Orville Dewey, [Robert Minturn’s Scheme to Thwart Dishonest Beggars]
Scott Norsworthy, “The New York Tribune on Begging and Charity”:  This is a short, fresh historical survey of Greeley’s treatment of poverty in New York City in the face of Unitarian insistence that no one needs to be poor and that beggars should be kept off the streets.  Like Hoy, Scott Norsworthy is an independent scholar—a PhD working outside academia, as so many young PhDs are now doing. 
Herman Melville, “New-Fangled Notions of the Social State”: This is Melville himself reflecting on social issues and particularly reflecting on his own unintended influence on some of them.  Melville’s account of being called upon by a young Fourierite may be imaginary, but his influence on reformers was real.
              Patricia Cline Cohen,               A Confident Tide of Reformers”: Here Professor Cohen, chairman of the History Department at the University of California, Santa Barbara, takes up the theme of Parker’s article on “The Delusion of a ‘Terrestrial Paradise’” and brings her special knowledge to bear on the inter-relations of reforms and the tendency of reformers to move from one cause to another.  This should be of special interest to teachers old enough to remember how often leading reformers of the 1960s re-emerged in the 1970s and later as proponents of other reform movements—and it should be stimulating to younger teachers as well.   Used along with “Delusion of a ‘Terrestrial Paradise,’” this piece should be very provocative and make for exciting teaching.  It was especially written for this section of the NCE by someone steeped in the period.  Professor Cohen pointed out to Parker that many classes in women’s literature now use (as a textbook) her The Murder of Helen Jewett: The Life and Death of a Prostitute in Nineteenth-Century New York (New York: Knopf, 1998).  We are very lucky to have her participation in this NCE.    
Susan M. Ryan, “Misgivings: Melville, Race, and the Ambiguities of Benevolence”:  This is another piece we are especially happy to have, for Professor Ryan independently takes up the theme of “Benevolence” that Parker had been working into Volume Two of his Herman Melville: A Biography, 1851-1891.  This is a new theme in Melville studies, so it is very good for us to have a young scholar like Ryan going at it independently, with her own special interests.  Parker traces Melville’s treatment of Benevolence to Unitarians and their predecessors, especially Abraham Tucker (see the piece by Tucker on “Benevolence” above), and Ryan rigorously examines “Benevolence” in the mid-nineteenth-century United States.  We use Ryan’s article because its focus suits our purposes better than does her broader-focused revision in her book, The Grammar of Good Intentions: Race and the Antebellum Culture of Benevolence (Ithaca: Cornell University Press, 2003).  Norton representatives will recommend the book heartily, of course, for anyone wanting to pursue the subject.  Professor Ryan, now at the University of Louisville, is especially good to have in this volume because she looks with a different eye at the issues of poverty and begging (central to The Confidence-Man) which we also highlight by the passages from Orville Dewey and other contemporaries of Melville as well as by the quotation on “Benevolence” by Abraham Tucker, the 18th century British philosopher who is so important to Melville’s Pierre and other of Melville’s writings in the 1850s.
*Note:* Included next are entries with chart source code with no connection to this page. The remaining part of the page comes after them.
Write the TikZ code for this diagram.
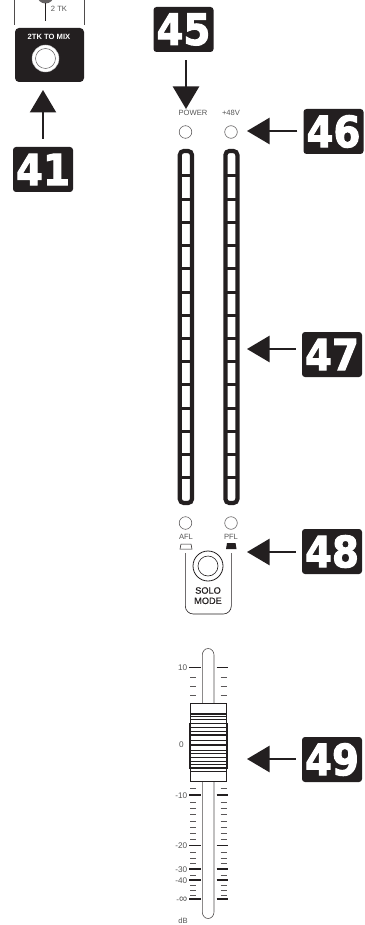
\documentclass[tikz,border=0pt]{standalone}
\usepackage{fontspec}
\usepackage{graphicx}
\setmainfont{Liberation Sans}
\newfontfamily\numfont{DejaVu Sans Bold}
\newfontfamily\solofont[FakeBold=.5]{Liberation Sans}
\usetikzlibrary{arrows.meta}
\definecolor{ink}{HTML}{231F20}
\definecolor{lab}{HTML}{555555}
\tikzset{
  x=1pt,y=-1pt,
  numbox/.style={fill=ink,draw=none,rounded corners=3pt,minimum width=60pt,minimum height=45pt,inner sep=0pt,text=white,font=\numfont\fontsize{43}{43}\selectfont},
  callout/.style={draw=ink,line width=2.4pt,-{Triangle[length=22.5pt,width=26pt]}},
  lab/.style={inner sep=0pt,text=lab,font=\fontsize{7.6}{8}\selectfont},
  led/.style={circle,draw=ink!80,line width=.5pt,fill=white,minimum size=12.6pt,inner sep=0pt},
  meter/.style={draw=ink,line width=4.2pt,rounded corners=4pt},
  seg/.style={draw=ink,line width=3pt},
  solo/.style={inner sep=0pt,text=ink,font=\solofont\fontsize{9.2}{10}\selectfont},
  major/.style={draw=ink,line width=1.3pt},
  minor/.style={draw=ink!75,line width=1pt},
  caprib/.style={draw=ink,line width=.8pt},
  capthick/.style={draw=ink,line width=1.6pt}
}
\newcommand{\nm}[1]{\special{pdf:code q 2 Tr 1.1 w 1 1 1 RG}\scalebox{.9}[1]{#1}\special{pdf:code Q}}
\begin{document}
\begin{tikzpicture}
\useasboundingbox (0,0) rectangle (364,925);
% top-left fragment
\begin{scope}
\clip (0,0) rectangle (364,925);
\fill[ink!70] (45.5,-5) circle (8.5);
\end{scope}
\draw[ink!80,line width=.7pt] (14.5,0) -- (14.5,25);
\draw[ink!80,line width=.7pt] (84,0) -- (84,25);
\draw[ink,line width=.7pt] (45.5,3) -- (45.5,21);
\node[lab] (twotk) at (59,8.5) {2 TK};
% 2TK box
\node[fill=ink,rounded corners=4pt,minimum width=69pt,minimum height=54pt,inner sep=0pt] (mixbox) at (49.5,55) {};
\node[inner sep=0pt,text=white,font=\bfseries\fontsize{7.6}{8}\selectfont] (mixlab) at (49,37) {2TK TO MIX};
\node[circle,fill=white,draw=ink!30,line width=.4pt,minimum size=27pt,inner sep=0pt] (jack) at (45.5,58.5) {};
\node[circle,draw=ink!70,fill=white,line width=.5pt,minimum size=20pt,inner sep=0pt] (jackin) at (45.5,58.5) {};
% number boxes
\node[numbox] (b41) at (43,169.5) {\nm{41}};
\node[numbox] (b45) at (183.5,29.5) {\nm{45}};
\node[numbox] (b46) at (333.5,131.5) {\nm{46}};
\node[numbox] (b47) at (332,354.5) {\nm{47}};
\node[numbox] (b48) at (332,551.5) {\nm{48}};
\node[numbox] (b49) at (332,759.5) {\nm{49}};
% labels, LEDs
\node[lab] (power) at (193,112.5) {POWER};
\node[lab] (v48) at (231,112.5) {+48V};
\node[led] (l1) at (185.5,132) {};
\node[led] (l2) at (231,132) {};
\node[led] (l3) at (185.5,523) {};
\node[led] (l4) at (231,523) {};
\node[lab] (afl) at (186,536.8) {AFL};
\node[lab] (pfl) at (231,536.8) {PFL};
% arrows
\coordinate (t41) at (43,90);
\coordinate (t45) at (186,109);
\coordinate (t46) at (247,131);
\coordinate (t47) at (247,349);
\coordinate (t48) at (247,552);
\coordinate (t49) at (247,759);
\draw[callout,shorten <=8pt] (b41.north) -- (t41);
\draw[callout,shorten <=8pt] (b45.south -| t45) -- (t45);
\draw[callout,shorten <=6pt] (b46.west |- t46) -- (t46);
\draw[callout,shorten <=6pt] (b47.west |- t47) -- (t47);
\draw[callout,shorten <=6pt] (b48.west |- t48) -- (t48);
\draw[callout,shorten <=6pt] (b49.west |- t49) -- (t49);
% meters
\foreach \xa/\xb in {179.8/192, 225.4/237.4}{
  \draw[meter] (\xa,151) rectangle (\xb,503);
  \foreach \k in {0,...,13}{
    \draw[seg] (\xa,176+23.2*\k) -- (\xb,176+23.2*\k);
  }
}
% solo
\draw[ink,line width=.6pt,rounded corners=8pt] (185.3,553) -- (185.3,614) -- (231.3,614) -- (231.3,553);
\draw[ink,line width=.5pt] (180,549) -- (181,544) -- (191,544) -- (192,549) -- cycle;
\fill[ink] (226,549) -- (227,543) -- (235.5,543) -- (236.5,549) -- cycle;
\node[circle,draw=ink,line width=.8pt,fill=white,minimum size=30pt,inner sep=0pt] (sk) at (208,566) {};
\node[circle,draw=ink,line width=.6pt,minimum size=20pt,inner sep=0pt] (ski) at (208,566) {};
\node[solo] (s1) at (208,590.5) {SOLO};
\node[solo] (s2) at (208,600.8) {MODE};
% fader slot
\draw[ink!80,line width=.6pt] (202.3,780) -- (202.3,655) arc[start angle=180,end angle=0,x radius=5.85,y radius=-6.5] -- (214,912) arc[start angle=0,end angle=-180,x radius=5.85,y radius=-6.5] -- cycle;
% ticks
\foreach \y in {667.7,795,845.7,869,880,899}{
  \draw[major] (189,\y) -- (201,\y);
  \draw[major] (216.7,\y) -- (227.7,\y);
}
\foreach \y in {677,686,695,788,802,808,814,821,827,833,839,852,858,863,875,885,890,895}{
  \draw[minor] (190,\y) -- (196,\y);
  \draw[minor] (220.7,\y) -- (227.3,\y);
}
\draw[minor] (190,778.5) -- (196,778.5);
\draw[minor] (220.7,778.5) -- (227.3,778.5);
% fader labels
\foreach \n/\y/\t in {a/668/10,c/795.5/-10,d/846/-20,e/869.5/-30,f/880.5/-40,g/899.5/-{\scalebox{1.4}{∞}}}{
  \node[lab,anchor=east,font=\fontsize{8.2}{9}\selectfont] (fl\n) at (187.5,\y) {\t};
}
\node[lab,font=\fontsize{8.2}{9}\selectfont] (fl0) at (181.5,744.5) {0};
\node[lab] (fldb) at (183,921) {dB};
% fader cap
\fill[white] (190,703) rectangle (226.7,781);
\draw[ink,line width=.7pt] (190,703) rectangle (226.7,781);
\draw[ink,line width=.8pt] (189.6,723) rectangle (227.2,768);
\foreach \y in {716,719,727,731,740,750,753,757,761,764,771}{
  \draw[caprib] (190,\y) -- (226.7,\y);
}
\foreach \y in {714,735,745,768}{
  \draw[capthick] (190,\y) -- (226.7,\y);
}
\end{tikzpicture}
\end{document}
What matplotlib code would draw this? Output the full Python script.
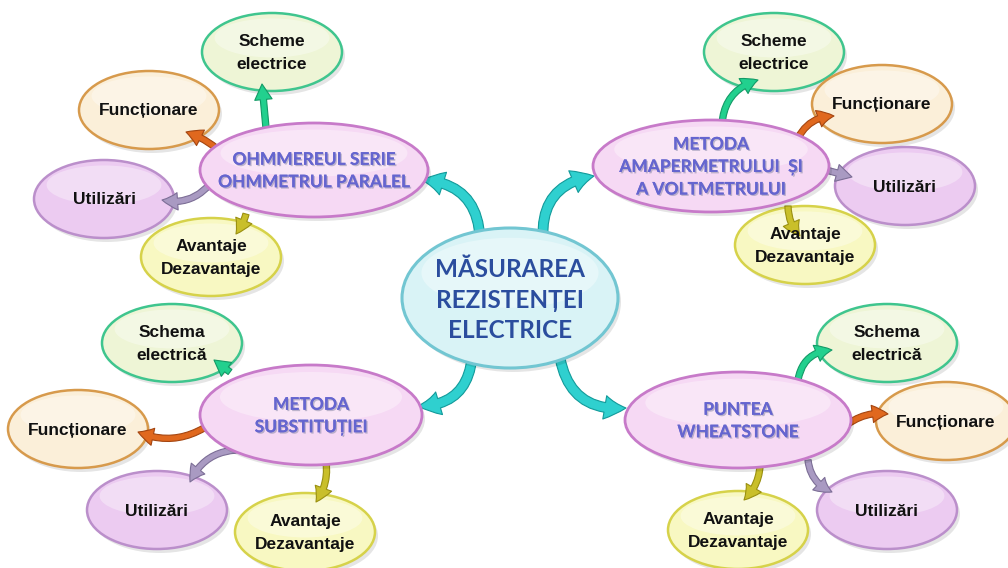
"""
Mind map: Măsurarea rezistenței electrice.
"""

import matplotlib
matplotlib.use("Agg")
import matplotlib.pyplot as plt
import matplotlib.patheffects as pe
from matplotlib.patches import Ellipse, FancyArrowPatch, ArrowStyle

# --- content -------------------------------------------------------------
center_label = "MĂSURAREA\nREZISTENȚEI\nELECTRICE"

main_labels = [
    "OHMMEREUL SERIE\nOHMMETRUL PARALEL",
    "METODA\nAMAPERMETRULUI  ȘI\nA VOLTMETRULUI",
    "METODA\nSUBSTITUȚIEI",
    "PUNTEA\nWHEATSTONE",
]

leaf_labels = [
    ["Scheme\nelectrice", "Funcționare", "Utilizări", "Avantaje\nDezavantaje"],
    ["Scheme\nelectrice", "Funcționare", "Utilizări", "Avantaje\nDezavantaje"],
    ["Schema\nelectrică", "Funcționare", "Utilizări", "Avantaje\nDezavantaje"],
    ["Schema\nelectrică", "Funcționare", "Utilizări", "Avantaje\nDezavantaje"],
]

# --- layout (pixel coords, y down) ---------------------------------------
center_xy = (510, 298)
center_wh = (216, 140)

main_xy = [(314, 170), (711, 166), (311, 415), (738, 420)]
main_wh = [(228, 94), (236, 92), (222, 100), (226, 96)]

leaf_xy = [
    [(272, 52), (149, 110), (104, 199), (211, 257)],
    [(774, 52), (882, 104), (905, 186), (805, 245)],
    [(172, 343), (78, 429), (157, 510), (305, 532)],
    [(887, 343), (946, 421), (887, 510), (738, 530)],
]
leaf_wh = (140, 78)

# arrow start/end points and curvature
center_arrows = [
    ((480, 238), (422, 180), 0.45),
    ((543, 238), (594, 176), -0.45),
    ((472, 358), (418, 406), -0.45),
    ((560, 358), (626, 408), 0.45),
]

leaf_arrows = [
    [((266, 128), (262, 84), 0.0), ((216, 148), (186, 132), 0.1),
     ((210, 184), (162, 200), -0.3), ((246, 214), (236, 234), -0.1)],
    [((722, 124), (758, 80), -0.35), ((798, 138), (834, 116), -0.3),
     ((826, 170), (852, 177), 0.0), ((788, 206), (800, 236), 0.2)],
    [((230, 372), (214, 360), 0.0), ((204, 428), (138, 432), -0.25),
     ((236, 450), (190, 482), 0.3), ((326, 462), (316, 502), -0.2)],
    [((798, 380), (832, 350), -0.4), ((848, 424), (888, 414), -0.2),
     ((808, 460), (832, 492), 0.3), ((760, 466), (744, 500), -0.2)],
]

# --- styles --------------------------------------------------------------
leaf_fill = ["#eef5d6", "#fbefd9", "#eccbf1", "#f8f8c2"]
leaf_edge = ["#3fc58e", "#d79a4c", "#bb8fcb", "#d6d24a"]
leaf_arrow = ["#22d08e", "#e0681e", "#a99ac2", "#c9bf2a"]
leaf_arrow_edge = ["#139a66", "#a44510", "#7c6e96", "#9a9010"]

W, H = 1008, 568
fig = plt.figure(figsize=(W / 100, H / 100), dpi=100)
ax = fig.add_axes([0, 0, 1, 1])
ax.set_xlim(0, W)
ax.set_ylim(H, 0)
ax.axis("off")

title_font = ["Lato", "DejaVu Sans"]
leaf_font = ["Liberation Sans Narrow", "Liberation Sans", "DejaVu Sans"]


def bubble(xy, wh, fill, edge, lw=2.0, z=3):
    x, y = xy
    w, h = wh
    ax.add_patch(Ellipse((x + 3, y + 4), w, h, facecolor="#000000",
                         alpha=0.10, edgecolor="none", zorder=z))
    ax.add_patch(Ellipse((x, y), w, h, facecolor=fill, edgecolor=edge,
                         lw=lw, zorder=z + 0.1))
    ax.add_patch(Ellipse((x, y - h * 0.18), w * 0.82, h * 0.5,
                         facecolor="white", alpha=0.35, edgecolor="none",
                         zorder=z + 0.2))


def arrow(p0, p1, rad, color, edge, tail=4.5, head=11.0, z=2):
    style = ArrowStyle.Simple(head_length=head / 10 * 0.9,
                              head_width=head / 10,
                              tail_width=tail / 10)
    ax.add_patch(FancyArrowPatch(p0, p1, connectionstyle=f"arc3,rad={rad}",
                                 arrowstyle=style, mutation_scale=10,
                                 facecolor=color, edgecolor=edge, lw=0.8,
                                 shrinkA=0, shrinkB=0, zorder=z))


# center -> main arrows
for p0, p1, rad in center_arrows:
    arrow(p0, p1, rad, "#2fd0cf", "#129a9a", tail=7.0, head=17.0, z=2)

# main -> leaf arrows (above the leaf bubbles, below the main bubbles)
for grp in leaf_arrows:
    for k, (p0, p1, rad) in enumerate(grp):
        arrow(p0, p1, rad, leaf_arrow[k], leaf_arrow_edge[k],
              tail=4.5, head=12.5, z=6)

# center bubble
bubble(center_xy, center_wh, "#d9f3f6", "#72c6d2", lw=2.2, z=7)
ax.text(center_xy[0], center_xy[1] + 2, center_label, ha="center",
        va="center", fontsize=17.5, fontweight="bold", color="#2b4d9e",
        family=title_font, linespacing=1.42, zorder=12)

# main bubbles
for lab, xy, wh in zip(main_labels, main_xy, main_wh):
    bubble(xy, wh, "#f6d9f4", "#c77ac9", lw=2.0, z=7)
    ax.text(xy[0], xy[1] + 1, lab, ha="center", va="center", fontsize=12.5,
            fontweight="bold", color="#6565cf", family=title_font,
            linespacing=1.5, zorder=12,
            path_effects=[pe.withSimplePatchShadow(offset=(1, -1),
                                                   shadow_rgbFace="#8a8aa8",
                                                   alpha=0.55),
                          pe.Normal()])

# leaf bubbles
for labs, grp in zip(leaf_labels, leaf_xy):
    for k, (lab, xy) in enumerate(zip(labs, grp)):
        bubble(xy, leaf_wh, leaf_fill[k], leaf_edge[k], lw=1.8, z=3)
        ax.text(xy[0], xy[1] + 1, lab, ha="center", va="center",
                fontsize=12.5, fontweight="bold", color="#111111",
                family=leaf_font, linespacing=1.6, zorder=12)

fig.savefig("out.png", dpi=100)
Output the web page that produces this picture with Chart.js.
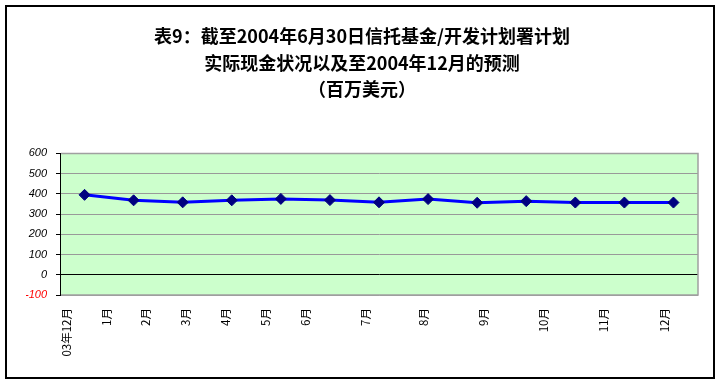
<!DOCTYPE html>
<html>
<head>
<meta charset="utf-8">
<script src="https://cdn.jsdelivr.net/npm/chart.js@4"></script>
<style>
  html, body { margin: 0; padding: 0; background: #fff; }
  canvas { display: block; }
</style>
</head>
<body>
<canvas id="cashChart" width="716" height="390"></canvas>
<script>
// 表9 data (百万美元), one point per month from 03年12月 to 12月
const titleLines = ['表9：截至2004年6月30日信托基金/开发计划署计划', '实际现金状况以及至2004年12月的预测', '（百万美元）'];
const monthLabels = ['03年12月', '1月', '2月', '3月', '4月', '5月', '6月', '7月', '8月', '9月', '10月', '11月', '12月'];
const cashValues = [395, 368, 358, 368, 375, 369, 358, 374, 356, 364, 357, 357, 357];
// where the month labels sit on the point index axis (Excel date-axis offset)
const monthTickPos = [-0.37, 0.46, 1.24, 2.05, 2.87, 3.68, 4.51, 5.73, 6.91, 8.13, 9.35, 10.57, 11.81];
const yMin = -100;
const yMax = 600;
const yStep = 100;

const cjkFont = '"Noto Sans CJK SC", "Noto Sans", sans-serif';

// green plot background, grey frame and the outer black box
const frame = {
    id: 'frame',
    beforeDraw(chart) {
        const { ctx, chartArea: a } = chart;
        ctx.save();
        ctx.fillStyle = '#CCFFCC';
        ctx.fillRect(a.left, a.top, a.right - a.left, a.bottom - a.top);
        ctx.strokeStyle = '#000';
        ctx.lineWidth = 2;
        ctx.strokeRect(6, 6, 708, 372);
        ctx.restore();
    },
    beforeDatasetsDraw(chart) {
        const { ctx, chartArea: a } = chart;
        ctx.save();
        ctx.strokeStyle = '#A0A0A0';
        ctx.lineWidth = 1.5;
        ctx.beginPath();
        ctx.moveTo(a.left + 1, a.top);
        ctx.lineTo(a.right, a.top);
        ctx.lineTo(a.right, a.bottom);
        ctx.lineTo(a.left + 1, a.bottom);
        ctx.stroke();
        ctx.restore();
    }
};

new Chart(document.getElementById('cashChart'), {
    type: 'line',
    data: {
        datasets: [{
            data: cashValues.map((v, i) => ({ x: i, y: v })),
            borderColor: '#0000FF',
            borderWidth: 3,
            pointStyle: 'rectRot',
            pointRadius: 5.5,
            pointBackgroundColor: '#000080',
            pointBorderColor: '#000080',
            pointBorderWidth: 1,
            tension: 0
        }]
    },
    options: {
        responsive: false,
        animation: false,
        layout: { padding: { left: 26, right: 18, top: 0, bottom: 0 } },
        plugins: {
            legend: { display: false },
            tooltip: { enabled: false },
            title: {
                display: true,
                text: titleLines,
                color: '#000',
                font: { family: cjkFont, size: 18, weight: 'bold', lineHeight: 1.47 },
                padding: { top: 23, bottom: 51 }
            }
        },
        scales: {
            x: {
                type: 'linear',
                min: -0.5,
                max: 12.5,
                afterBuildTicks: scale => {
                    scale.ticks = monthTickPos.map(v => ({ value: v }));
                },
                afterFit: scale => { scale.height = 95; },
                grid: { display: false, drawTicks: false },
                border: { display: false },
                ticks: {
                    autoSkip: false,
                    minRotation: 90,
                    maxRotation: 90,
                    padding: 13,
                    color: '#000',
                    font: { family: cjkFont, size: 11.5 },
                    callback: (value, index) => monthLabels[index]
                }
            },
            y: {
                min: yMin,
                max: yMax,
                afterFit: scale => { scale.width = 34; },
                grid: {
                    color: ctx => ctx.tick.value === 0 ? '#000' : '#999999',
                    tickColor: '#000',
                    tickLength: 4,
                    lineWidth: 1
                },
                border: { color: '#000', width: 1 },
                ticks: {
                    stepSize: yStep,
                    padding: 9,
                    color: ctx => ctx.tick.value < 0 ? '#FF0000' : '#000',
                    font: { family: '"Liberation Sans", Arial, sans-serif', size: 11, style: 'italic' }
                }
            }
        }
    },
    plugins: [frame]
});
</script>
</body>
</html>
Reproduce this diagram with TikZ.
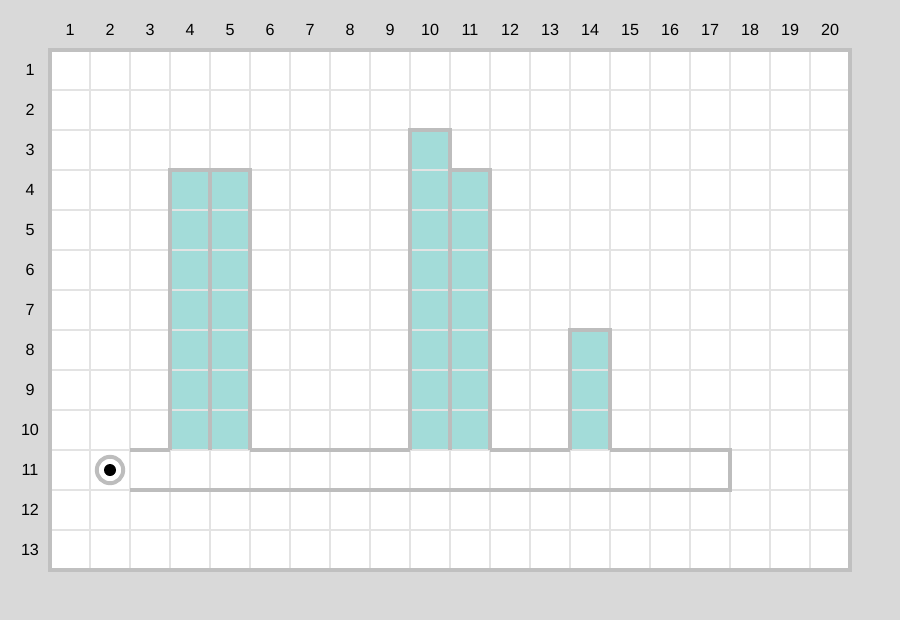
\documentclass[tikz,border=0pt]{standalone}
\usepackage{fontspec}
\setmainfont{Liberation Sans}
\usetikzlibrary{calc}
\definecolor{bggray}{HTML}{D9D9D9}
\definecolor{framegray}{HTML}{C0C0C0}
\definecolor{linegray}{HTML}{E3E3E3}
\definecolor{wallgray}{HTML}{BDBDBD}
\definecolor{water}{HTML}{A3DCD9}
\tikzset{
  lbl/.style={font=\fontsize{11.5}{13}\selectfont,inner sep=0pt},
  wet/.style={fill=water},
  gl/.style={draw=linegray,line width=1.4pt},
  wall/.style={draw=wallgray,line width=2.2pt},
  ring/.style={circle,draw=wallgray,line width=2.8pt,minimum size=6.6mm,inner sep=0pt},
  dot/.style={circle,fill=black,minimum size=3mm,inner sep=0pt},
  every picture/.style={line width=0.5pt},
}
\begin{document}
\begin{tikzpicture}[x=1cm,y=1cm]
\fill[bggray] (-1.25,1.25) rectangle (21.25,-14.25);
\useasboundingbox (-1.25,1.25) rectangle (21.25,-14.25);
\fill[white] (0,0) rectangle (20,-13);
% water
\fill[wet] (3,-3) rectangle (5,-10); \fill[wet] (9,-2) rectangle (10,-10);
\fill[wet] (10,-3) rectangle (11,-10); \fill[wet] (13,-7) rectangle (14,-10);
% grid
\foreach \i in {1,...,19} \draw[gl] (\i,0) -- (\i,-13);
\foreach \j in {1,...,12} \draw[gl] (0,-\j) -- (20,-\j);
% bars
\draw[wall] (3,-10) -- (3,-3) -- (4,-3) -- (4,-10); \draw[wall] (4,-10) -- (4,-3) -- (5,-3) -- (5,-10);
\draw[wall] (9,-10) -- (9,-2) -- (10,-2) -- (10,-10); \draw[wall] (10,-10) -- (10,-3) -- (11,-3) -- (11,-10);
\draw[wall] (13,-10) -- (13,-7) -- (14,-7) -- (14,-10);
% floor
\draw[wall] (2,-10) -- (3,-10); \draw[wall] (5,-10) -- (9,-10); \draw[wall] (11,-10) -- (13,-10);
\draw[wall] (14,-10) -- (17,-10) -- (17,-11) -- (2,-11);
\draw[draw=framegray,line width=2.8pt] (0,0) rectangle (20,-13);
% labels
\foreach \col in {1,...,20} \node[lbl] (c\col) at (\col-0.5,0.5) {\col};
\foreach \row in {1,...,13} \node[lbl] (r\row) at (-0.5,-\row+0.5) {\row};
\node[ring] (start) at (1.5,-10.5) {}; \node[dot] (pos) at (start) {};
\end{tikzpicture}
\end{document}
We are delighted to find Ryan doing detailed historical scholarship on a theme we think so very important to Melville from Pierre through The Confidence-Man, and think that students will like her slant on Benevolence in relation to several other pieces here on poverty and begging.  Hovering over all of these pieces, of course, are Jesus’s words on your having the poor with ye always, so there is a rich irony in all the denials that people need to be poor and all the suspicions of motives of those who claim to be in need.  A representative might want to stress that this new interest in the theme has emerged at the same time in the work of an older Melvillean, Parker, and this young professor just beginning her career.